Andrei Borodin, 45, said Britain had given him refuge after he presented evidence that embezzlement charges against him brought by prime minister and former president Dmitry Medvedev were politically motivated.
The Kremlin denounced the Home Office's decision, accusing Britain of interfering in an "ordinary criminal" matter and declaring Borodin's asylum claim a "simple ruse".
The former Bank of Moscow chief fled to London in 2011 and attracted attention after buying Britain's most expensive home, the £140 million Park Place Estate near Henley-on-Thames in Oxfordshire. The estate featured in the boarding school comedy St Trinian's.
Borodin was close to Yury Luzhkov, the former mayor of Moscow who was ousted three years ago, and his wife, the property magnate Yelena Baturina.
Last summer, Borodin became the subject of an Interpol "red notice" after he was accused of facilitating the loan of £270m from his bank - then partly controlled by the Moscow city government - to shell companies said to have paid an inflated price to buy land from Baturina.
Borodin alleges that the charges were fabricated after he resisted a state takeover of his bank. He accused "some people" of wanting to make "a nice profit" from the takeover.
"The president of Russia at the time, Dmitry Medvedev, was behind this," he said. "We revealed that we believe all the investigations conducted in Russia are politically motivated as a weapon of the Russian authorities to persecute me and my colleagues.
"The Russian authorities are pursuing an illegal and politically motivated witch-hunt against me. By giving me asylum, Britain has recognised that the Russian investigation against me is driven by politics.
"At first I thought this is official paranoia. Then I thought it was a way of stepping up the pressure on me. For fraud you get between eight and ten years in jail, but for trying to overthrow the state you get 20 years. They are trying to turn an alleged white-collar crime into terrorism."
Borodin claims he was forced to sell his stake in the bank, which was eventually taken over by the state. "I believe they were scared the Bank of Moscow might support former mayor Luzhkov, should he decide to go into Russian politics after his dismissal," Borodin said.
Asked whether he believed Russian president Vladimir Putin was involved, Borodin said: "Nothing important in Russia can be done without the knowledge of the number one in the country. Mr Putin built a system of autocracy, corruption and unprofessionalism in Russia and now he is a hostage to this system. And what happened to me is the result of the functioning of this system, whose father is Putin."
Russia requested Borodin's extradition from Britain last year. The decision to grant him asylum has infuriated the Kremlin.
Medvedev's spokesman Natalya Timakova said: "The practice of receiving political asylum, especially in England, has got to the point that it doesn't matter what the applicant did. What's important is to announce as loudly as possible that you are being politically persecuted and that will be a guarantee of receiving political asylum. We can only regret that this simple ruse worked again in the United Kingdom."
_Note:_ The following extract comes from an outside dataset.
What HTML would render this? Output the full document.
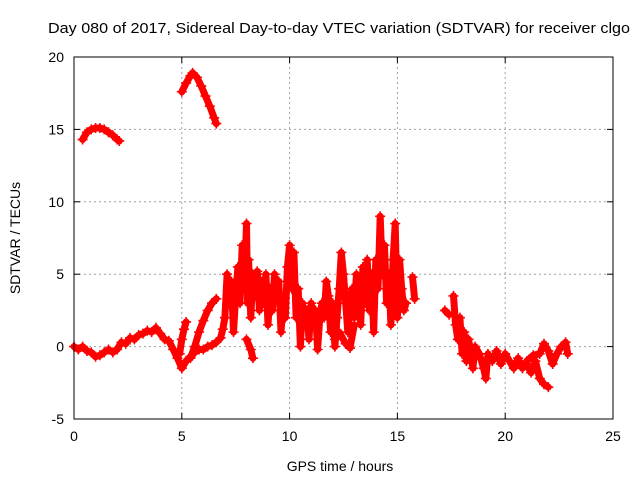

Russia's interior minstry said in a statement: "Russia's law enforcement agencies will keep pressing for the extradition of Andrei Borodin. He was accused of fraud in absentia and his name is on the international wanted list."
Former mayor Luzhkov told a Moscow radio station he was convinced of Borodin's innocence. "If Borodin was granted political asylum in England, then the English did that having enough basis to make such a decision," he said.
But Alexander Lebedev, the London-based billionaire and owner of the Evening Standard and Independent, condemned Britain's move, calling it "just not right".
"The Home Office needs to explain in some public forum why it considers a person who was never involved in politics is some kind of political dissident," said Lebedev. "We're talking about the boss of a huge bank where a vast sum of money went missing."
Lebedev, who lost the mayoral election to Luzhkov in 2003, added that "real dissidents" had "nothing to do with big money".
"The Kremlin has nothing to do with this," Lebedev added. "I don't believe that President Medvedev took away Borodin's business and persecuted him as some kind of politician, because he's not a politician."
Borodin declined to be drawn on Lebedev's comments. "I'm not really interested in the opinion of this gentleman," he said.
Borodin joins a succession of Russians wanted by Moscow but granted sanctuary in the UK. The Kremlin was incensed when Britain granted asylum to the former billionaire and oligarch Boris Berezovsky, and the Chechen rebel envoy Akhmed Zakayev.
Relations between Britain and Russia have been under serious strain since the death of Alexandr Litvinenko, the former KBG and FSB agent who defected to MI6. Litvinenko died after he was poisoned with the radioactive agent Polonium-210 at a London hotel.
Britain has demanded the extradition of Andrey Lugovoy to face prosecution in the UK for Litvinenko's death, but Russia has refused. Other Russian exiles have also been targeted, with security services suspecting Russia had a hand in the near-fatal shooting of businessman German Gorbuntsov.
Borodin alerted police after his car was chased at high speed on the M4 last year. "My concierge was pursued by a car with what turned out top be false number plates," he said.
"We are determined to fight all these charges, but from here, not from within Russia, with its political courts. We feel safer here."